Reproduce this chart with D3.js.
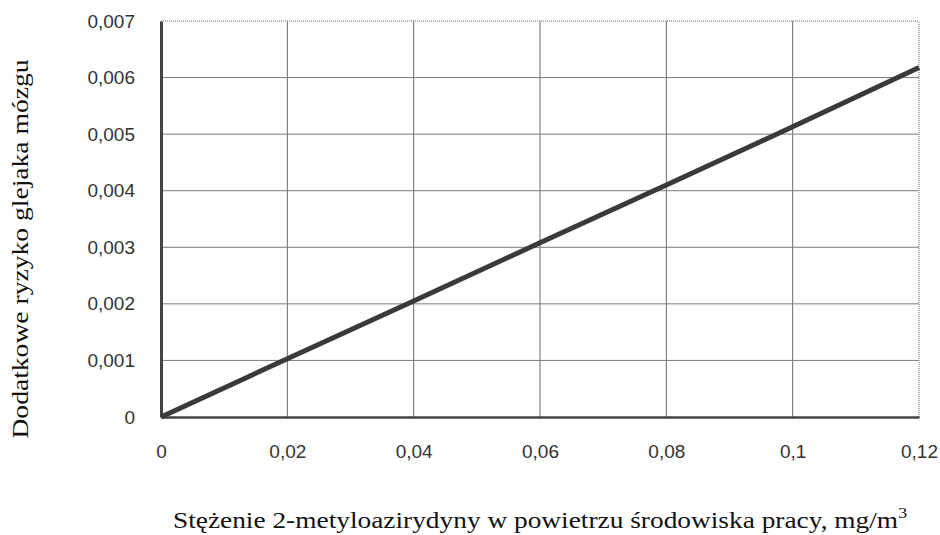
<!DOCTYPE html>
<html>
<head>
<meta charset="utf-8">
<script src="https://cdn.jsdelivr.net/npm/d3@7"></script>
<style>
  body { margin: 0; background: #fff; }
  svg { display: block; }
  .tick text { font-family: "Liberation Sans", Arial, sans-serif; font-size: 19px; fill: #333; }
  .title { font-family: "Liberation Serif", "Times New Roman", serif; font-size: 23px; fill: #111; }
</style>
</head>
<body>
<div id="chart"></div>
<script>
// concentration (mg/m3) and additional risk
const conc = [0, 0.02, 0.04, 0.06, 0.08, 0.1, 0.12];
const risk = [0, 0.00103, 0.00205, 0.00308, 0.0041, 0.00513, 0.00618];
const xTicks = [0, 0.02, 0.04, 0.06, 0.08, 0.1, 0.12];
const yTicks = [0, 0.001, 0.002, 0.003, 0.004, 0.005, 0.006, 0.007];

const width = 940;
const height = 535;
const margin = { top: 21, right: 21, bottom: 118, left: 161 };

const svg = d3.select('#chart')
    .append('svg')
    .attr('width', width)
    .attr('height', height);

const xScale = d3.scaleLinear()
    .domain([0, 0.12])
    .range([margin.left, width - margin.right]);

const yScale = d3.scaleLinear()
    .domain([0, 0.007])
    .range([height - margin.bottom, margin.top]);

const fmt = (d) => d === 0 ? '0' : String(d).replace('.', ',');

// gridlines
svg.append('g')
    .selectAll('line')
    .data(xTicks.slice(1, -1))
    .join('line')
    .attr('x1', (d) => xScale(d)).attr('x2', (d) => xScale(d))
    .attr('y1', yScale(0)).attr('y2', yScale(0.007))
    .attr('stroke', '#6a6a6a').attr('stroke-width', 1);

svg.append('g')
    .selectAll('line')
    .data(yTicks.slice(1, -1))
    .join('line')
    .attr('y1', (d) => yScale(d)).attr('y2', (d) => yScale(d))
    .attr('x1', xScale(0)).attr('x2', xScale(0.12))
    .attr('stroke', '#7a7a7a').attr('stroke-width', 1);

// top and right border (dotted, light)
svg.append('line')
    .attr('x1', xScale(0)).attr('x2', xScale(0.12))
    .attr('y1', yScale(0.007)).attr('y2', yScale(0.007))
    .attr('stroke', '#999').attr('stroke-width', 1.5).attr('stroke-dasharray', '1,1');
svg.append('line')
    .attr('x1', xScale(0.12)).attr('x2', xScale(0.12))
    .attr('y1', yScale(0)).attr('y2', yScale(0.007))
    .attr('stroke', '#999').attr('stroke-width', 1.5).attr('stroke-dasharray', '1,1');

// axes
const xAxis = svg.append('g')
    .attr('transform', `translate(0, ${yScale(0)})`)
    .call(d3.axisBottom(xScale).tickValues(xTicks).tickFormat(fmt).tickSize(0).tickPadding(28));
xAxis.select('.domain').attr('stroke', '#444').attr('stroke-width', 2.5);

const yAxis = svg.append('g')
    .attr('transform', `translate(${xScale(0)}, 0)`)
    .call(d3.axisLeft(yScale).tickValues(yTicks).tickFormat(fmt).tickSize(0).tickPadding(26));
yAxis.select('.domain').attr('stroke', '#444').attr('stroke-width', 3);

// data line
svg.append('path')
    .datum(conc.map((c, i) => [c, risk[i]]))
    .attr('fill', 'none')
    .attr('stroke', '#3a3a3a')
    .attr('stroke-width', 5)
    .attr('d', d3.line().x((d) => xScale(d[0])).y((d) => yScale(d[1])));

// titles (source glyphs are wide, so stretch along the text)
svg.append('text')
    .attr('class', 'title')
    .attr('transform', 'translate(28, 249) rotate(-90) scale(1.2, 1)')
    .attr('text-anchor', 'middle')
    .text('Dodatkowe ryzyko glejaka mózgu');

const xt = svg.append('text')
    .attr('class', 'title')
    .attr('transform', 'translate(540, 528) scale(1.19, 1)')
    .attr('text-anchor', 'middle');
xt.append('tspan').text('Stężenie 2-metyloazirydyny w powietrzu środowiska pracy, mg/m');
xt.append('tspan').attr('dy', -10).attr('font-size', 15).text('3');
</script>
</body>
</html>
■ ■ ■ ■ ■ ■ ■
Look for "chart" and pull out every line that has it.

Reproduce this chart with D3.js.
<div id="chart"></div>
const svg = d3.select('#chart')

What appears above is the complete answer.